>> START RAW DATA

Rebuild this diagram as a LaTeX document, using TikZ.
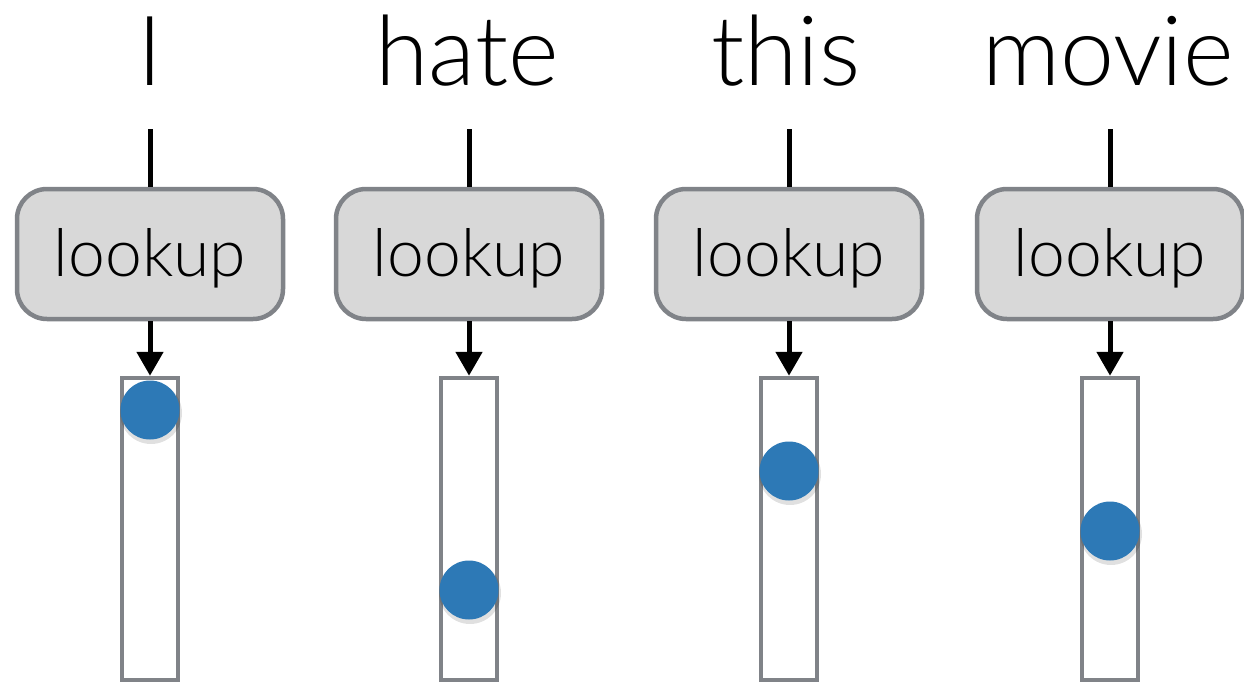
\documentclass[tikz,border=0pt]{standalone}
\usepackage{fontspec}
\setmainfont{Lato}[UprightFont=* Light]
\usetikzlibrary{arrows.meta}
\definecolor{boxgray}{RGB}{216,216,216}
\definecolor{edgegray}{RGB}{128,131,136}
\definecolor{dotblue}{RGB}{45,121,182}
\tikzset{
  word/.style={anchor=base,inner sep=0pt,font=\fontsize{97}{97}\selectfont},
  lookupbox/.style={draw=edgegray,fill=boxgray,line width=4.5pt,rounded corners=30pt,
    minimum width=266pt,minimum height=130pt,inner sep=0pt,text height=45pt,text depth=0pt,
    font=\fontsize{66}{66}\selectfont},
  vecbox/.style={draw=edgegray,fill=white,line width=4.5pt,minimum width=56pt,minimum height=302pt,inner sep=0pt},
  feed/.style={line width=5pt},
  embed/.style={line width=5pt,-{Triangle[width=26pt,length=24pt]}}
}
\begin{document}
\begin{tikzpicture}[yscale=-1,x=1pt,y=1pt]
    \useasboundingbox (0,0) rectangle (1244,683);

    \node[word] (wI) at (150,85) {I};
    \node[word] (whate) at (467,85) {hate};
    \node[word] (wthis) at (786,85) {this};
    \node[word] (wmovie) at (1108,85) {movie};

    \coordinate (tI) at (150,129);
    \coordinate (thate) at (469,129);
    \coordinate (tthis) at (789,129);
    \coordinate (tmovie) at (1110,129);

    \node[lookupbox] (lI) at (150,254) {lookup};
    \node[lookupbox] (lhate) at (469,254) {lookup};
    \node[lookupbox] (lthis) at (789,254) {lookup};
    \node[lookupbox] (lmovie) at (1110,254) {lookup};

    \node[vecbox] (vI) at (150,529) {};
    \node[vecbox] (vhate) at (469,529) {};
    \node[vecbox] (vthis) at (789,529) {};
    \node[vecbox] (vmovie) at (1110,529) {};

    \draw[feed] (tI) -- (lI.north);
    \draw[feed] (thate) -- (lhate.north);
    \draw[feed] (tthis) -- (lthis.north);
    \draw[feed] (tmovie) -- (lmovie.north);

    \draw[embed] (lI.south) -- (vI.north);
    \draw[embed] (lhate.south) -- (vhate.north);
    \draw[embed] (lthis.south) -- (vthis.north);
    \draw[embed] (lmovie.south) -- (vmovie.north);

    \fill[black,opacity=.12] (151,413) circle (31);
    \fill[black,opacity=.12] (470,593) circle (31);
    \fill[black,opacity=.12] (790,474) circle (31);
    \fill[black,opacity=.12] (1111,534) circle (31);

    \fill[dotblue] (150,410) circle (29.5);
    \fill[dotblue] (469,590) circle (29.5);
    \fill[dotblue] (789,471) circle (29.5);
    \fill[dotblue] (1110,531) circle (29.5);
\end{tikzpicture}
\end{document}
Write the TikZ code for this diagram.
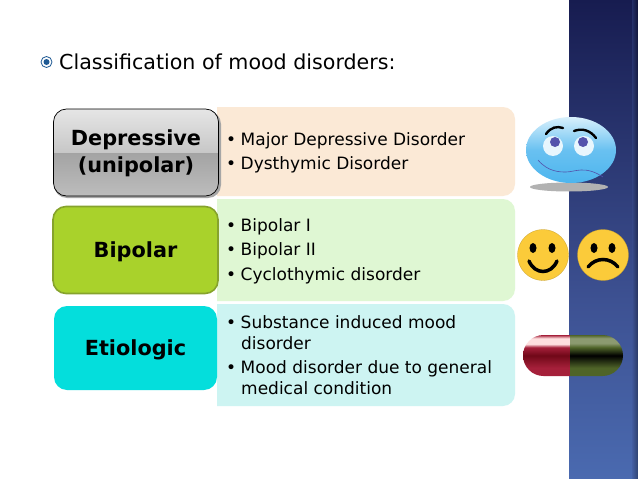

>> END RAW DATA

## PROBLEM REQUIREMENTS
Identify the lines of the entries containing the string "diagram". Copy each such line.

## SOLUTION TO THIS TASK
Rebuild this diagram as a LaTeX document, using TikZ.
Write the TikZ code for this diagram.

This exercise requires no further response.